▸ **TASK PROMPT**:
Look through the material below and copy exactly the lines from the line with "Emit a component" to the line with "Chart.register(...registerables);", those two lines included.

▸ **MATERIAL PROVIDED**:
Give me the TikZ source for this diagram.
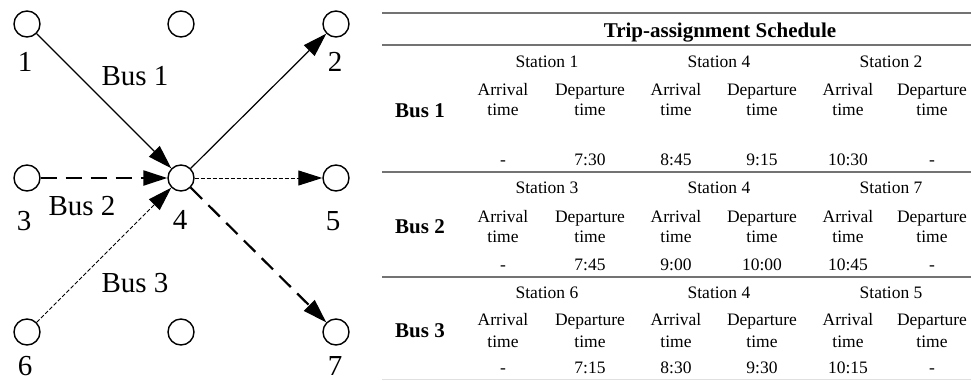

--

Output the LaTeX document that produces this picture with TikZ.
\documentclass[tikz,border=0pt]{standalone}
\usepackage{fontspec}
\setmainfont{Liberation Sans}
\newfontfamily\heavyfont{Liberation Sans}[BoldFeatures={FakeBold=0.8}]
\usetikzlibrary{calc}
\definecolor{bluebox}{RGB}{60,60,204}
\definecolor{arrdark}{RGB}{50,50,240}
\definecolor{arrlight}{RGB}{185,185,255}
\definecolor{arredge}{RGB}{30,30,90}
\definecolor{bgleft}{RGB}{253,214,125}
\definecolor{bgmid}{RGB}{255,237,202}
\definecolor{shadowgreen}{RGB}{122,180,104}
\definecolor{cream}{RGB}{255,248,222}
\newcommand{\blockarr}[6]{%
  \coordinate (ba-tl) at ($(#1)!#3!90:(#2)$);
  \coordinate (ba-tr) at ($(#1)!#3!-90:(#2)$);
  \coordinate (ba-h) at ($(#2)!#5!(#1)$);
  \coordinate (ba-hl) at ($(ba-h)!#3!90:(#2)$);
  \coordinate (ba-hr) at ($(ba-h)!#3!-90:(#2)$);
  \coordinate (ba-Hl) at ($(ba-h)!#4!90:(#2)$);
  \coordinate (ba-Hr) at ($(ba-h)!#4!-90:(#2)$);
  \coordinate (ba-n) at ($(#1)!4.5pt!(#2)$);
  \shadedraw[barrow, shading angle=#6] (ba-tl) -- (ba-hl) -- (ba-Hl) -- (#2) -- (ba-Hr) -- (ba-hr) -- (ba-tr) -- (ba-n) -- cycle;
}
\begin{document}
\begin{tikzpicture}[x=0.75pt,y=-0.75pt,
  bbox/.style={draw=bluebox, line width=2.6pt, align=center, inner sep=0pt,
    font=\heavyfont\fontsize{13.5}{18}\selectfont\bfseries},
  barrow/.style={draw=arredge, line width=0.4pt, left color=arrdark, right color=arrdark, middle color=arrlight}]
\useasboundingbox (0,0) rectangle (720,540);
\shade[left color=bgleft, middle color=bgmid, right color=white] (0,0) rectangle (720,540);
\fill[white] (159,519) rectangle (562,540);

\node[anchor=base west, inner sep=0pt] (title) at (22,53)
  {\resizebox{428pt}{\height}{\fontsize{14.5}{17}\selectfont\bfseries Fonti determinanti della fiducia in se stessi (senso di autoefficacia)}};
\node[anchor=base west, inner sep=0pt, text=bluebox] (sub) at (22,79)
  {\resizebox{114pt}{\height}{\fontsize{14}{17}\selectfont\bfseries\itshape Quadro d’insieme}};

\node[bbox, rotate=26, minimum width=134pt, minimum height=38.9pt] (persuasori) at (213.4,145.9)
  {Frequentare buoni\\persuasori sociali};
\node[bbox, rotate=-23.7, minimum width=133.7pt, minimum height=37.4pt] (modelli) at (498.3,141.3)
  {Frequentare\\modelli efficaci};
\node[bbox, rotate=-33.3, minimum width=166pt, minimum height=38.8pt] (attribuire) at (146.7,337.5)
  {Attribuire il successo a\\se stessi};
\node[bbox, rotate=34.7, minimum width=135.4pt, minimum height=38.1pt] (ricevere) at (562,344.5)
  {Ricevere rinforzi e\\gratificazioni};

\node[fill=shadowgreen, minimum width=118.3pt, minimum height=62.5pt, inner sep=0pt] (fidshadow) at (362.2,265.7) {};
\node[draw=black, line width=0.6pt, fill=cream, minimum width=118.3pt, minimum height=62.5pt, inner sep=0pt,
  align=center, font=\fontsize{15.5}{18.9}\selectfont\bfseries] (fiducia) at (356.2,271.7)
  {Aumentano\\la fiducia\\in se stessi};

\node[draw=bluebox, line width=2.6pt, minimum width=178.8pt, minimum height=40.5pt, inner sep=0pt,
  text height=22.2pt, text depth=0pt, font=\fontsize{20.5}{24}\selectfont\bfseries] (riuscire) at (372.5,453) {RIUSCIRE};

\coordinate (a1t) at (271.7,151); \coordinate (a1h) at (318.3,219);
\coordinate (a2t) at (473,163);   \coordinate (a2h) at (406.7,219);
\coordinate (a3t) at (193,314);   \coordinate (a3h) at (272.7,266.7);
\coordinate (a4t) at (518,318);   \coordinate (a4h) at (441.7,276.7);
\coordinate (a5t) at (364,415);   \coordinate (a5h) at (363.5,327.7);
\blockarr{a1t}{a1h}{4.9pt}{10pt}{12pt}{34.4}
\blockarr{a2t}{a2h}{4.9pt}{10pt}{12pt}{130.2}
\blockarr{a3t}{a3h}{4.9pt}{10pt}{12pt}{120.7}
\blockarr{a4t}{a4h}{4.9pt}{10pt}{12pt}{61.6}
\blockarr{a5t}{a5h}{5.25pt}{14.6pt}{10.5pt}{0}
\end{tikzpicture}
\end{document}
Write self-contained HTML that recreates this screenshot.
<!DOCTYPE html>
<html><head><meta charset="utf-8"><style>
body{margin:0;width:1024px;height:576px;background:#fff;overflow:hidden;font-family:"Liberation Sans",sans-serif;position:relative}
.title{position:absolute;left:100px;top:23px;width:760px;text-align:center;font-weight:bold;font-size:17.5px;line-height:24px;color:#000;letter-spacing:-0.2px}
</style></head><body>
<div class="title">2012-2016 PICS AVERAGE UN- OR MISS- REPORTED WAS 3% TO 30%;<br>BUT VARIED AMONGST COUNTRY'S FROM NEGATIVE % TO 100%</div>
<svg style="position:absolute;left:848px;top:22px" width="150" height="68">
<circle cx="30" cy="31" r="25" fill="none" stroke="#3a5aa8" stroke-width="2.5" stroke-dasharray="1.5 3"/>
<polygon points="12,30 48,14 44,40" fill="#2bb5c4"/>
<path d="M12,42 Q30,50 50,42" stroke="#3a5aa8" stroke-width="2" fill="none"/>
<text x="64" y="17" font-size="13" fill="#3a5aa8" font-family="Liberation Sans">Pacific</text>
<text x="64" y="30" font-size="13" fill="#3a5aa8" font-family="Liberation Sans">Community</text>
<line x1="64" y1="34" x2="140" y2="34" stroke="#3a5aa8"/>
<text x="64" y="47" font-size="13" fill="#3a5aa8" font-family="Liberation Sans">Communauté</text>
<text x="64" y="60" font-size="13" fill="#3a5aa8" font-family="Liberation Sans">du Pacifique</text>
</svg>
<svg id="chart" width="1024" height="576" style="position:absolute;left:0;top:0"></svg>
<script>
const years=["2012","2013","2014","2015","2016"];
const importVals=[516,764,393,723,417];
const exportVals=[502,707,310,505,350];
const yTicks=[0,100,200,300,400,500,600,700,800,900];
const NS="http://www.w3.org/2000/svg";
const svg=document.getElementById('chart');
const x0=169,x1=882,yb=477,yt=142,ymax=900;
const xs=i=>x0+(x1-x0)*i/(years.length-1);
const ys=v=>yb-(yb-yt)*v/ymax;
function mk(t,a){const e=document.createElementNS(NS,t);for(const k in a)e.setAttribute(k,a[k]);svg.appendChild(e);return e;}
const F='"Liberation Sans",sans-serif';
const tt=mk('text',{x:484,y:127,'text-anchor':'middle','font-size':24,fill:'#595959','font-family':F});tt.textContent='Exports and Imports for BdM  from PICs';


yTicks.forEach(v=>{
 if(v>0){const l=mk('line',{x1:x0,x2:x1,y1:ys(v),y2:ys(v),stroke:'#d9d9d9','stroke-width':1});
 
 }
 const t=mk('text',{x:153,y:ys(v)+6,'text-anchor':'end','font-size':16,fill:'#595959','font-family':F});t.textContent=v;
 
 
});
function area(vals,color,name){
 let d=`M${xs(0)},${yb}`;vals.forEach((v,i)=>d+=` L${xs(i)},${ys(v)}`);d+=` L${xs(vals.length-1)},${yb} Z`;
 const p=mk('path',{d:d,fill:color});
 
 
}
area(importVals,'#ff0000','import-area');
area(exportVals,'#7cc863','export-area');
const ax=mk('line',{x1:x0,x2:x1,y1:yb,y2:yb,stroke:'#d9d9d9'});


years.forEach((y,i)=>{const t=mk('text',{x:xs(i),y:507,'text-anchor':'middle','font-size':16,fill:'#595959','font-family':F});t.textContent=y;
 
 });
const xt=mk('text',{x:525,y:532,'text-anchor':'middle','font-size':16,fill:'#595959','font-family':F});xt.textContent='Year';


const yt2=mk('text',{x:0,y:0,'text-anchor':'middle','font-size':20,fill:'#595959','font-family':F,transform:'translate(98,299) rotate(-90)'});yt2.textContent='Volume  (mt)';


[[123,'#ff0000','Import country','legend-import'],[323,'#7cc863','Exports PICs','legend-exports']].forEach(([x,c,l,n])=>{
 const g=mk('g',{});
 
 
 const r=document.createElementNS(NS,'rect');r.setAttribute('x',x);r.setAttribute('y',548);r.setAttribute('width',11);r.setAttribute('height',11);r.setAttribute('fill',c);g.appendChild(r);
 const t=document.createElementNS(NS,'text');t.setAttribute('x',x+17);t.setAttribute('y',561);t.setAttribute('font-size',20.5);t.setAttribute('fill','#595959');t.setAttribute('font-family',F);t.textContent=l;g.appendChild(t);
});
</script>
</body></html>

---

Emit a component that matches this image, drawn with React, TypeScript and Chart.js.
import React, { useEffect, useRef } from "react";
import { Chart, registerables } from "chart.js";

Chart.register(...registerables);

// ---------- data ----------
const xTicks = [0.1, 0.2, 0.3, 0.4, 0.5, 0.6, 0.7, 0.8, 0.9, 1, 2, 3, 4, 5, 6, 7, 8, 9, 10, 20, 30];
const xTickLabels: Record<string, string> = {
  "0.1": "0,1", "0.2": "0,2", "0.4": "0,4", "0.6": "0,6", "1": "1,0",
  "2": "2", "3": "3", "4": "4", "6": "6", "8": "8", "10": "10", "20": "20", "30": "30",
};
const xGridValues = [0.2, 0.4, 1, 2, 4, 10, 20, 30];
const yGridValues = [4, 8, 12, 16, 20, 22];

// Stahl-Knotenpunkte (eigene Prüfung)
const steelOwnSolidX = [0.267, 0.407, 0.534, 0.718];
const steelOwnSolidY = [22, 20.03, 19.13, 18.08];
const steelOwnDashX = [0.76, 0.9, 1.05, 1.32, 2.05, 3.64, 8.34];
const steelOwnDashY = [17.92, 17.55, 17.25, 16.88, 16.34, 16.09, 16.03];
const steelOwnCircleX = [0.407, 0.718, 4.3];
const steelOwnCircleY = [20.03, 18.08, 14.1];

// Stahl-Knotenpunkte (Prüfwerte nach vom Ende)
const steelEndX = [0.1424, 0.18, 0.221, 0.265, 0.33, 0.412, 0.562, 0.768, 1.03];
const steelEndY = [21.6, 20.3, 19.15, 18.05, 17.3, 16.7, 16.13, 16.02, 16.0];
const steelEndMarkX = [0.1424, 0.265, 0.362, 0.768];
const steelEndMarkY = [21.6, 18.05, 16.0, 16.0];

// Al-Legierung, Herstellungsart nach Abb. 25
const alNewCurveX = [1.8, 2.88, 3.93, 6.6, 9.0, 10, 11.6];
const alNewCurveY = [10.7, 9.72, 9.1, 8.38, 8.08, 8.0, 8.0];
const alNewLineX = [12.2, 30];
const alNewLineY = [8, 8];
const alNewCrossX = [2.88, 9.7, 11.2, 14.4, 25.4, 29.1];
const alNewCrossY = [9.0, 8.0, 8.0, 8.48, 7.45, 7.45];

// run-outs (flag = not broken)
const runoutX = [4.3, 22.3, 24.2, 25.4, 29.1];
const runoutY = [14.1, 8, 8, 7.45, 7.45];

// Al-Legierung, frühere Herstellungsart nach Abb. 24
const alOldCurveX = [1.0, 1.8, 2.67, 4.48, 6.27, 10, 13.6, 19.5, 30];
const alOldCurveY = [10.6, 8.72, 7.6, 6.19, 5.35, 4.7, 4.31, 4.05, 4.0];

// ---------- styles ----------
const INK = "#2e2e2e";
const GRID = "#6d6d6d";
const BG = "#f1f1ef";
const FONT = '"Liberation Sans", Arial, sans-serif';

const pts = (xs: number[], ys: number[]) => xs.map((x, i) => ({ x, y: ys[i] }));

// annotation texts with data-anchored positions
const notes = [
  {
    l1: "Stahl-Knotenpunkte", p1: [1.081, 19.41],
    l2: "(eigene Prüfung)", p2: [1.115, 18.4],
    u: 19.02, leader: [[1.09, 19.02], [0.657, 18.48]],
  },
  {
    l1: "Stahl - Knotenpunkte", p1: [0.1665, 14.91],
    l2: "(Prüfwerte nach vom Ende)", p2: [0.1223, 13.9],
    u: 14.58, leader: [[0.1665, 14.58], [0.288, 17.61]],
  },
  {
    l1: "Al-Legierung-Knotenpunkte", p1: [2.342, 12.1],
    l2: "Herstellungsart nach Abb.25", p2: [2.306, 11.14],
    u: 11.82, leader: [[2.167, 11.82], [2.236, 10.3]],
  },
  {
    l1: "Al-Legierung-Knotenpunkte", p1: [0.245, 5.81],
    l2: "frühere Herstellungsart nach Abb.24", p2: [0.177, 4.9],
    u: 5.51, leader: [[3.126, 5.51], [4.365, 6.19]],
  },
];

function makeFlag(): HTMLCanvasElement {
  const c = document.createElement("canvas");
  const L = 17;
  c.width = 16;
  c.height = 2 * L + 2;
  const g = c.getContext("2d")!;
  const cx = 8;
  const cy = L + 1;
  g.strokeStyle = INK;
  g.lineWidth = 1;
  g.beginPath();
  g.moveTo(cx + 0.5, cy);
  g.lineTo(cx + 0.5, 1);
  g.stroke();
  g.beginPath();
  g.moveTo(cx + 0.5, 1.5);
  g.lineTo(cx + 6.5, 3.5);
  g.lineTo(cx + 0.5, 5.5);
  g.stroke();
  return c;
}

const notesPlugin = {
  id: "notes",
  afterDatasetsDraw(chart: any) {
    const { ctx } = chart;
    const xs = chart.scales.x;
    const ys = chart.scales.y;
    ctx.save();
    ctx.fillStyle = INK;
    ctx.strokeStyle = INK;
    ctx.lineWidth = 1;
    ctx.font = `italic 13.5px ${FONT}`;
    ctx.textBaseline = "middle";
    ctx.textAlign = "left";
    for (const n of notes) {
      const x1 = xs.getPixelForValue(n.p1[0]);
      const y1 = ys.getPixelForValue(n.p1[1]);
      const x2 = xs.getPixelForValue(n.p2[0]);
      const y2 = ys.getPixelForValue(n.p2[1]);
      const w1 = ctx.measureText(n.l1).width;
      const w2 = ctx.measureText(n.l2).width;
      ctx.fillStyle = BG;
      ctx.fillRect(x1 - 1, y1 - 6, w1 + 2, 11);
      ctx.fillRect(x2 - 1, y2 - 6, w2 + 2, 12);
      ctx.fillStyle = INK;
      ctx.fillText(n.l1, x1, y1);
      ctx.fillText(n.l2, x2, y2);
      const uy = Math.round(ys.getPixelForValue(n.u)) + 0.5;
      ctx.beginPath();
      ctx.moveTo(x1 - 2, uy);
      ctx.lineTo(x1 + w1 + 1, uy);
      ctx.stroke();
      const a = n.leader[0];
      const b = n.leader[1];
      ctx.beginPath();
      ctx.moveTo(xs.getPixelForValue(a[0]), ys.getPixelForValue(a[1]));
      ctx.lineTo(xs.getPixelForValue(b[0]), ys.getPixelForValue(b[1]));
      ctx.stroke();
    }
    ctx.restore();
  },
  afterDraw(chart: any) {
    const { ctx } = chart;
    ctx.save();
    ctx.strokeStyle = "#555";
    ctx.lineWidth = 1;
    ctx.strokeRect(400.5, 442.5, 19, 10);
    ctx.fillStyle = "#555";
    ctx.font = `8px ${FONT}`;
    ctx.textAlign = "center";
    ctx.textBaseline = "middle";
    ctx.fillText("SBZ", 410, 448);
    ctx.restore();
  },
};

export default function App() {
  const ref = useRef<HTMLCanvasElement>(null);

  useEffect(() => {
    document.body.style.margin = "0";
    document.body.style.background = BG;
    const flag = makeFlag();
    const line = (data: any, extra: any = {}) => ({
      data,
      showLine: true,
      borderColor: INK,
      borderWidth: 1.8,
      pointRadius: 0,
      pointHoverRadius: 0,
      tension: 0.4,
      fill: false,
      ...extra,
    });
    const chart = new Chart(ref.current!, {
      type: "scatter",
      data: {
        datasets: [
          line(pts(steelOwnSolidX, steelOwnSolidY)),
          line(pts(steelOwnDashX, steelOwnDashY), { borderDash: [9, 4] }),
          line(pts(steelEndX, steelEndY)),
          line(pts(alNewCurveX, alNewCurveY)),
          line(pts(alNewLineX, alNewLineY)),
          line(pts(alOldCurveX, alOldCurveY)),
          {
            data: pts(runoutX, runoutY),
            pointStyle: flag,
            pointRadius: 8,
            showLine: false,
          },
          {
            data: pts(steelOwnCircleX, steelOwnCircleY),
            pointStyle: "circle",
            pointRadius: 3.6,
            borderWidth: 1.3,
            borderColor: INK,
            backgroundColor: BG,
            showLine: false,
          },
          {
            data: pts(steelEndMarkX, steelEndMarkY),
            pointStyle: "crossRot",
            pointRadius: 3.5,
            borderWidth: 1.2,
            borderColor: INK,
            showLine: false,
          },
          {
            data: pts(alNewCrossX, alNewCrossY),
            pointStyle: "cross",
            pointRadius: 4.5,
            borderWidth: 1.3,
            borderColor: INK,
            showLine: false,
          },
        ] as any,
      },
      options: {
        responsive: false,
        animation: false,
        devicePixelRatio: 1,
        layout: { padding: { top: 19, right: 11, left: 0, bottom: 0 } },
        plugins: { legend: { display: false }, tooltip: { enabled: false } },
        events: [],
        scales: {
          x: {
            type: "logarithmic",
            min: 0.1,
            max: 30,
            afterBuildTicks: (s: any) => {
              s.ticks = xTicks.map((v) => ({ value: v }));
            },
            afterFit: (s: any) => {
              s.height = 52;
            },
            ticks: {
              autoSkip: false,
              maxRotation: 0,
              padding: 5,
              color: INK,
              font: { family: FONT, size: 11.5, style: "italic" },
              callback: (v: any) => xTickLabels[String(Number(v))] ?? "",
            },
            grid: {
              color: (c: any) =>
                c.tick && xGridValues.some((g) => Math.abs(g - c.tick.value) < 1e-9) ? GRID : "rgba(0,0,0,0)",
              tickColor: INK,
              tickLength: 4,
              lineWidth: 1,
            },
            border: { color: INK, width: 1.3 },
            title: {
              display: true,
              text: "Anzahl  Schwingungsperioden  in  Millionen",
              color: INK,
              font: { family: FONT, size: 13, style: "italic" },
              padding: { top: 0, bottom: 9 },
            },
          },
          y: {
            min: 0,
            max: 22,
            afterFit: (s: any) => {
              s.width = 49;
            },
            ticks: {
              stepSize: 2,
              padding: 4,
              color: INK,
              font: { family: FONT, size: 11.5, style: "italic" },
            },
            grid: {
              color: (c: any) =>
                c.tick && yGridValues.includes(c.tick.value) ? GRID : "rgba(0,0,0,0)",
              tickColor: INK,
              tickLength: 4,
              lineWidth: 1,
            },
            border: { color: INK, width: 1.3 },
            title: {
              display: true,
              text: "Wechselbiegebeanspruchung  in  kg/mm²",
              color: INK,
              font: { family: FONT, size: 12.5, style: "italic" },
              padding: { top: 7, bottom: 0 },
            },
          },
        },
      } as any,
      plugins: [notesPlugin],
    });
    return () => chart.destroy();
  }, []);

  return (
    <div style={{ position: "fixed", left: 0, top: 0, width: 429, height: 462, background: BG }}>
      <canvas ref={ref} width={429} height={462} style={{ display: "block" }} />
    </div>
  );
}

▸ **SOLUTION TO THIS TASK**:
Emit a component that matches this image, drawn with React, TypeScript and Chart.js.
import React, { useEffect, useRef } from "react";
import { Chart, registerables } from "chart.js";

Chart.register(...registerables);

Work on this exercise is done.